We got that bounce, and then some— the major equity indices jumped 10% or more from their January lows into the beginning of February. That's right in line with what we've seen after prior panics. What's consistent among those prior periods is that major lows don't usually form in a panic. They form after an initial bounce peters out and finally scares everyone who bought into the panic/rally. It doesn't always happen like that, of course, but it's consistent enough to be considered likely.

Last week, stocks enjoyed their best performance in more than five years. I researched other times the S&P 500 has enjoyed its best week in five years, and very often I saw them clustered around major intermediate-term lows after panic had set in.

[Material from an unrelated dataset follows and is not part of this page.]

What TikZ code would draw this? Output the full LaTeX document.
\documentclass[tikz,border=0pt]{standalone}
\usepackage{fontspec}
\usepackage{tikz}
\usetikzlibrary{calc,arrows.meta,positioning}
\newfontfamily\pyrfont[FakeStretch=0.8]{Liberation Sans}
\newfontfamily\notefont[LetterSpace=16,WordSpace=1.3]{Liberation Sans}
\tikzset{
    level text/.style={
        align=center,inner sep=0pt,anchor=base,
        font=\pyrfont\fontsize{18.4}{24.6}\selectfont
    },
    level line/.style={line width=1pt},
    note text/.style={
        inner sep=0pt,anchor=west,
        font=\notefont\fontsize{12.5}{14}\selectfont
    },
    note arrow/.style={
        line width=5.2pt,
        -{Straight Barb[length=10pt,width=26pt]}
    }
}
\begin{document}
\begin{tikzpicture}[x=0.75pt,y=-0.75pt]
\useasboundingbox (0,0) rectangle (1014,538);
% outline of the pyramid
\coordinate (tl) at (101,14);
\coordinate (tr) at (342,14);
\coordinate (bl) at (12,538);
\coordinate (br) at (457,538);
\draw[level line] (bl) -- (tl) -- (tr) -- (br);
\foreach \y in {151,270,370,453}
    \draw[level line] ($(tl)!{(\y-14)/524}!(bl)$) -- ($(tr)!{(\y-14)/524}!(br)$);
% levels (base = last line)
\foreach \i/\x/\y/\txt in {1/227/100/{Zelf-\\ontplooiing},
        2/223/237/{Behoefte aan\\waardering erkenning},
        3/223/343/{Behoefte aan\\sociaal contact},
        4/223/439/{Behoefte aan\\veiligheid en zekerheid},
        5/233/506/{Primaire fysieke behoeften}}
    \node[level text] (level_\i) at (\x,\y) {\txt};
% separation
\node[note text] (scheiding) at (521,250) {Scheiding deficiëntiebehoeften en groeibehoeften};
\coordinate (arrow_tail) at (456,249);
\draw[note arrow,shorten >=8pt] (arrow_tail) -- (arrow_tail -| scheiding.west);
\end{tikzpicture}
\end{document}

Just as we just saw over the past couple of weeks.

Over The Next Couple of weeks after those instances, there was often some further testing of the prior panic low that triggered the volatile moves, but every time the low held or was quickly regained if violated, and stocks went on a tear higher afterwards. (Only the December 1973 occurrence didn't precede what I would consider an intermediate-term low.) After those instances, volatility during the next two weeks was triple that during random periods, so it seems likely that we're going to continue to see some wild swings in the short-term.

This would fit in nicely with everything we've gone over during the past couple of weeks. We did see hints of panic at the January low— perhaps not overwhelming evidence of it, but enough to consider it a panic. Then we saw the best week in five years. And during this time, we've seen such volatility that the only comparable periods are other times when the markets were forming intermediate-term lows. So the probability that we're going to get a successful re-test of the January low seems high, and I've become more positive on the prospects for a multi-week or even a multi-month rally because of it. We're still in a bear market, but that doesn't preclude us from seeing substantial rallies in the interim.